27.06.2009

disney's ice parade

bu gün ismi şevki olan hımbıl bir kedi tarafından iki el kullanılarak kafamdan tutulmak suretiyle kafamdan ısırıldım.dostum cana ilen buna yaklaşık bir 10 saniye güldükten sonra fatma teyzeyle pazar çarşı, hayat pahalılığı ve işsizlik üzerine bir konuşmaya dalmışken, cana sıkılarak hadi bahçeye inip stenli ipkinsi sevelim dedi.adı ada olan yeni tanıştığım bu köpeğe stenli ipkins demek nedense o sınav kafasından çıkmış bünye ile biraz da hoşuma gitmişti.tanımadığım köpekleri aslında o kadar da sevmediğimi anladığımdan beri insanın kendisini tanımasının ne kadar engebeli bir süreç olduğunu düşünüp üzlüyorum.aynı zamanda ada diye köpek ismi olmaz,olamaz.
'iki kişinin ayakta durarak on dakikadan daha uzun bir süre konuşabilmesi için birbirlerini en az üç yıldır tanıyor olması gerekir'

geveze bir garson pişmemiş elma patateslerinden birini terastan aşağıya attığımı görüp 'hiç yakışıyor mu size hanfendi' diye yanıma geldiğinden beri o herkesin bana baktığı derin sesizlik anlarını çok seviyorum.'şovunun bir parçası olmaya memnuniyetle katılırım ama patatesleriniz hiç güzel pişmemişti ve küçücük bi patates için amma da yaygara yaptın arkadaşım' diyemedim.hatta sanırım ayağa kalkıp selam verdim orda bulunan küçük insan kalabalığına.insan bi kere tozunu yutmasın sahnenin her şovsal vakkada selam veresi gerliyor.

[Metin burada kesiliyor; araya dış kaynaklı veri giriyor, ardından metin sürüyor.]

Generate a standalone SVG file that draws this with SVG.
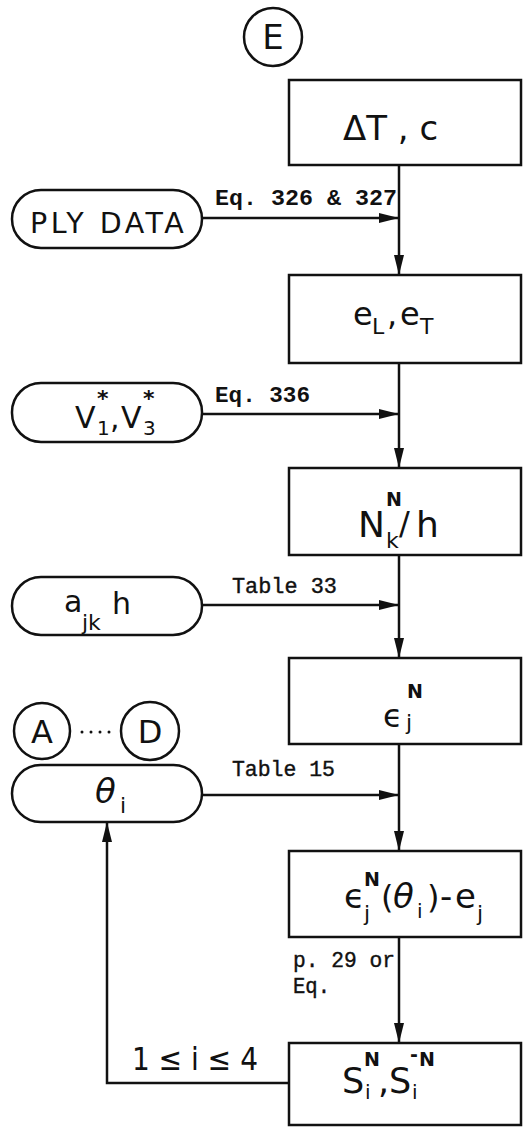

biri beni gersin o da sensin diyerek sevgiyle kucaklamak istediğim kimse kalmazsa ne yapacağımı düşünmek için bir dakikalık meditasyon yapmaya gidiyorum.huzur güneşe selamda.

*olağanca suratsızlığıma rağmen benimle birlikte 6 saat boyunca hiç sıkılmadan bekleyen sevgili kuzenim soner ve dünya tatlısı eşi öyküye minnetler meclisinden sevgilerle.